Diane Disney Miller pontua o filme, e mostra que herdou o carisma do pai. Seu olhar diz tudo. Em uma das cenas finais, ela pergunta 'se meus pais trouxeram presentes?' e mostra, feliz da vida, duas bonecas brasileiras.
Para os brasileiros, vale repetir, o filme é um presente, e fica claro que 'El Grupo' amou mesmo foi o Brasil.

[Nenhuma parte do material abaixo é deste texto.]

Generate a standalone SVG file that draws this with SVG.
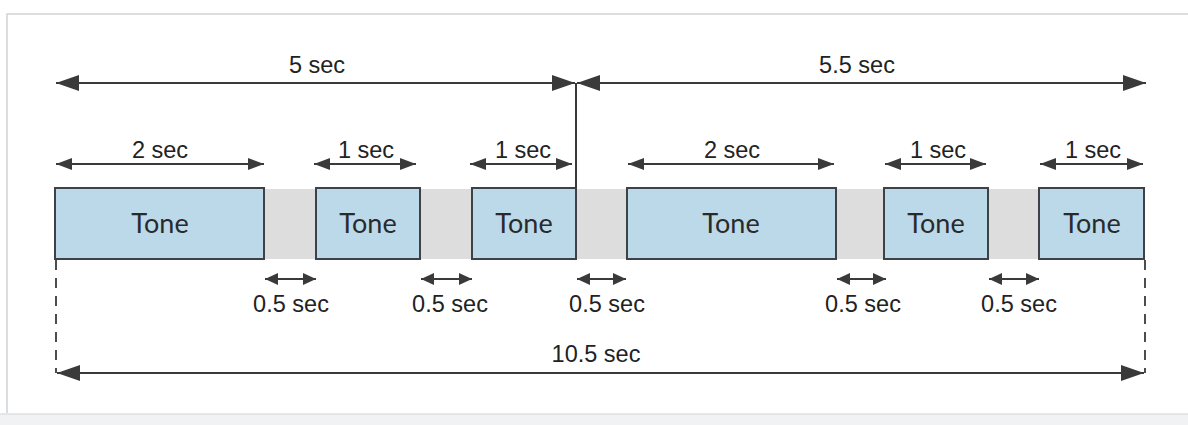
<svg xmlns="http://www.w3.org/2000/svg" width="1188" height="425" viewBox="0 0 1188 425">
  <style>
    .frame { fill: none; stroke: #cfd3d7; stroke-width: 1.5; }
    .gap { fill: #dddddd; stroke: none; }
    .tone { fill: #bcd9ea; stroke: #3e4246; stroke-width: 2; }
    .tone-label { font-family: Lato, "Open Sans", sans-serif; font-size: 27px; fill: #2a2a2a; text-anchor: middle; }
    .lbl { font-family: "Liberation Sans", Arial, sans-serif; font-size: 23.5px; fill: #222; text-anchor: middle; }
    .dim { stroke: #3a3a3a; stroke-width: 2; fill: none; }
    .big { marker-start: url(#bigHead); marker-end: url(#bigHead); }
    .mid { marker-start: url(#midHead); marker-end: url(#midHead); }
    .small { marker-start: url(#smallHead); marker-end: url(#smallHead); }
    .dash { stroke: #3a3a3a; stroke-width: 1.8; stroke-dasharray: 10 8; fill: none; }
  </style>
  <defs>
    <marker id="bigHead" viewBox="0 0 23 16" refX="23" refY="8" markerWidth="23" markerHeight="16" markerUnits="userSpaceOnUse" orient="auto-start-reverse">
      <path d="M0,0 L23,8 L0,16 Z" fill="#3a3a3a"/>
    </marker>
    <marker id="midHead" viewBox="0 0 16 12" refX="16" refY="6" markerWidth="16" markerHeight="12" markerUnits="userSpaceOnUse" orient="auto-start-reverse">
      <path d="M0,0 L16,6 L0,12 Z" fill="#3a3a3a"/>
    </marker>
    <marker id="smallHead" viewBox="0 0 13 12" refX="13" refY="6" markerWidth="13" markerHeight="12" markerUnits="userSpaceOnUse" orient="auto-start-reverse">
      <path d="M0,0 L13,6 L0,12 Z" fill="#3a3a3a"/>
    </marker>
  </defs>

  <rect x="0" y="0" width="1188" height="425" fill="#ffffff"/>
  <g id="frame">
    <path class="frame" d="M7,413 L7,14 L1188,14"/>
    <rect x="0" y="414" width="1188" height="11" fill="#f1f2f4"/>
    <line x1="0" y1="414" x2="1188" y2="414" stroke="#dde0e3" stroke-width="1.5"/>
  </g>

  <g id="gaps">
    <rect class="gap" x="264" y="189" width="52" height="70"/>
    <rect class="gap" x="420" y="189" width="52" height="70"/>
    <rect class="gap" x="576" y="189" width="51" height="70"/>
    <rect class="gap" x="836" y="189" width="48" height="70"/>
    <rect class="gap" x="988" y="189" width="51" height="70"/>
  </g>

  <g id="tone1"><rect class="tone" x="55" y="188" width="209" height="71"/><text class="tone-label" x="160" y="233">Tone</text></g>
  <g id="tone2"><rect class="tone" x="316" y="188" width="104" height="71"/><text class="tone-label" x="368" y="233">Tone</text></g>
  <g id="tone3"><rect class="tone" x="472" y="188" width="104" height="71"/><text class="tone-label" x="524" y="233">Tone</text></g>
  <g id="tone4"><rect class="tone" x="627" y="188" width="209" height="71"/><text class="tone-label" x="731" y="233">Tone</text></g>
  <g id="tone5"><rect class="tone" x="884" y="188" width="104" height="71"/><text class="tone-label" x="936" y="233">Tone</text></g>
  <g id="tone6"><rect class="tone" x="1039" y="188" width="105" height="71"/><text class="tone-label" x="1092" y="233">Tone</text></g>

  <g id="connectors">
    <line class="dim big" x1="56" y1="83" x2="575" y2="83"/>
    <line class="dim big" x1="577" y1="83" x2="1146" y2="83"/>
    <line class="dim" x1="576" y1="83" x2="576" y2="188"/>

    <line class="dim mid" x1="56" y1="164" x2="264" y2="164"/>
    <line class="dim mid" x1="314" y1="164" x2="416" y2="164"/>
    <line class="dim mid" x1="470" y1="164" x2="572" y2="164"/>
    <line class="dim mid" x1="628" y1="164" x2="834" y2="164"/>
    <line class="dim mid" x1="885" y1="164" x2="986" y2="164"/>
    <line class="dim mid" x1="1040" y1="164" x2="1143" y2="164"/>

    <line class="dim small" x1="265" y1="279" x2="316" y2="279"/>
    <line class="dim small" x1="421" y1="279" x2="472" y2="279"/>
    <line class="dim small" x1="577" y1="279" x2="626" y2="279"/>
    <line class="dim small" x1="837" y1="279" x2="886" y2="279"/>
    <line class="dim small" x1="989" y1="279" x2="1039" y2="279"/>

    <line class="dash" x1="56" y1="260" x2="56" y2="373"/>
    <line class="dash" x1="1145" y1="260" x2="1145" y2="373"/>
    <line class="dim big" x1="57" y1="373" x2="1144" y2="373"/>
  </g>

  <g id="labels">
    <text class="lbl" x="317" y="73">5 sec</text>
    <text class="lbl" x="857" y="73">5.5 sec</text>
    <text class="lbl" x="160" y="158">2 sec</text>
    <text class="lbl" x="366" y="158">1 sec</text>
    <text class="lbl" x="523" y="158">1 sec</text>
    <text class="lbl" x="732" y="158">2 sec</text>
    <text class="lbl" x="938" y="158">1 sec</text>
    <text class="lbl" x="1093" y="158">1 sec</text>
    <text class="lbl" x="291" y="312">0.5 sec</text>
    <text class="lbl" x="450" y="312">0.5 sec</text>
    <text class="lbl" x="607" y="312">0.5 sec</text>
    <text class="lbl" x="863" y="312">0.5 sec</text>
    <text class="lbl" x="1019" y="312">0.5 sec</text>
    <text class="lbl" x="596" y="362">10.5 sec</text>
  </g>
</svg>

Os outros países foram passagem e aprendizagem - definitiva para alguns, como Mary Blair -, mas não marcou tanto a memória do grupo.
Para mim, foi bom reencontrar amigos na tela, como John Canemaker, JB Kauffman, Kevin Blair (filho de Mary) e Dider Ghez (ex-Disney que morou no Brasil).
A única escorregadela: no finalzinho, quando na tela passam imagens e textos sobre o que aconteceu com cada um do 'El Grupo' após a viagem, na legenda em português o brinquedo dos parques Disney 'it's a small world' (concebido visualmente pro Mary Blair) é chamado de 'para ser feliz' (uma confusão entre música e atração do parque). Mas, tudo bem.
Na platéia, muitos vips em área reservada: alguns entrevistados no filme, outros filhos e netos destes, todos visivelmente emocionados. Quando as luzes se acenderam, abriu-se um espaço para perguntas (soube-se que ainda não há planos de exibição em grande circuito nos EUA, nem programação para sair em DVD, mas duvido que a The Walt Disney Foundation não o faça). Ted estava feliz da vida e Kuniko - séria quando quieta e muito sorridente quando abordada - observava tudo, deslumbrada.
Como foi como 'disney experience'? Por conta das dezenas e dezenas de imagens de Walt Disney, filmes absurdamente bem recuperados, de que eu jamais tinha visto um fotograma sequer, nunca senti Walt tão perto, tão vivo, tão palpável. Estava ali a alegria, o espanto, a preocupação, o carisma de um Walt Disney relativamente jovem, aos 40 anos, muito antes da televisão e da Disneyland.